Uruguay’s draft bill was introduced by Senator Juan Satori, who belongs to the ruling National Party. Together with its allies, the National Party form a coalition named Coalición Multicolor, which holds 17 of 30 seats in the Senate.

The bill, presented on Tuesday, seeks to provide “legal, financial and fiscal security in the business derived from the production and commercialization of virtual currencies.” Furthermore, it said:

“Virtual or crypto assets will be recognized and accepted by law and applicable in any legal business.

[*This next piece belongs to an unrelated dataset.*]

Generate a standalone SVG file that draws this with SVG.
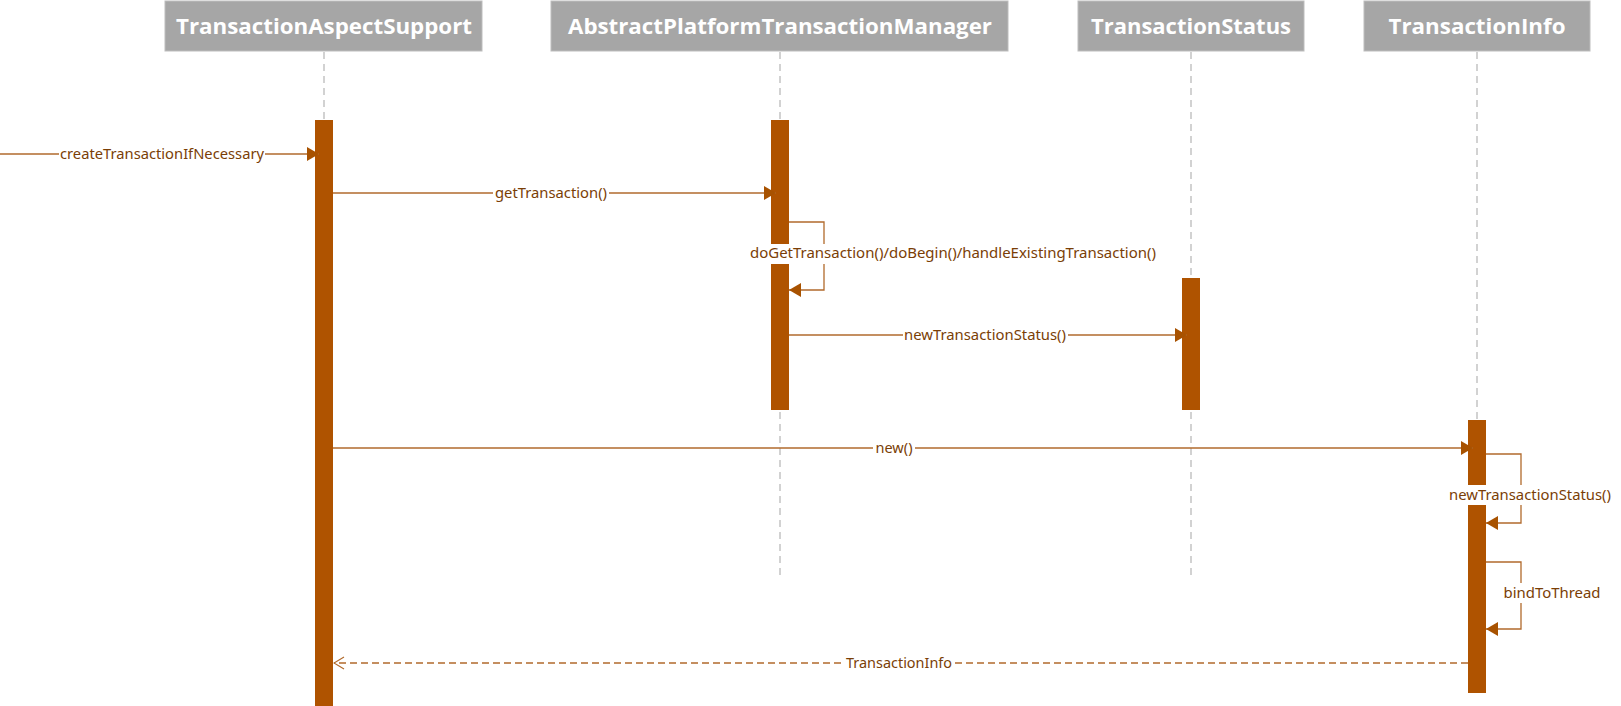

They will be considered a valid means of payment, in addition to those included in the Law of Financial Inclusion as long as they comply with the rules set forth in the law and the regulations.”

If passed into law, Sartori’s bill would also mandate the government to issue licenses to all entities in compliance with the anti-money laundering secretariat and the Central Bank of Uruguay. 

The bill introduces three types of licenses: the first would grant companies the right to trade crypto assets on exchanges, the second to “store, hold or safeguard crypto assets,” and the third is a license “to issue crypto assets or utility tokens with financial characteristics.”

While Uruguay’s bill would allow businesses to make or accept crypto as payments, it falls short of making Bitcoin or cryptocurrency in general legal tender.

Colombia to Close The Door to Black Crypto Markets

Colombia’s draft bill, introduced by Senator Mauricio Toro last month, is primarily focused on controlling the black market and implementing order in the industry through regulating crypto exchanges.

Toro emphasized that the bill would create comprehensive regulation around cryptocurrency trading and “close the door to black markets, guarantee security in transactions, and promote an alternative to the banking system.”

If approved, Toro’s bill would require domestic and international crypto exchanges that operate in Colombia to register with authorities, report unusual or suspicious transactions to the Financial Information and Analysis Unit, and prohibit them from trading customer’s assets.

An interesting excerpt from the proposed regulation is that private or peer-to-peer cryptocurrency transactions will be “out of the scope of this law” and remain in “the private sphere,” effectively allowing Colombian citizens to freely hold, trade, and invest in crypto assets.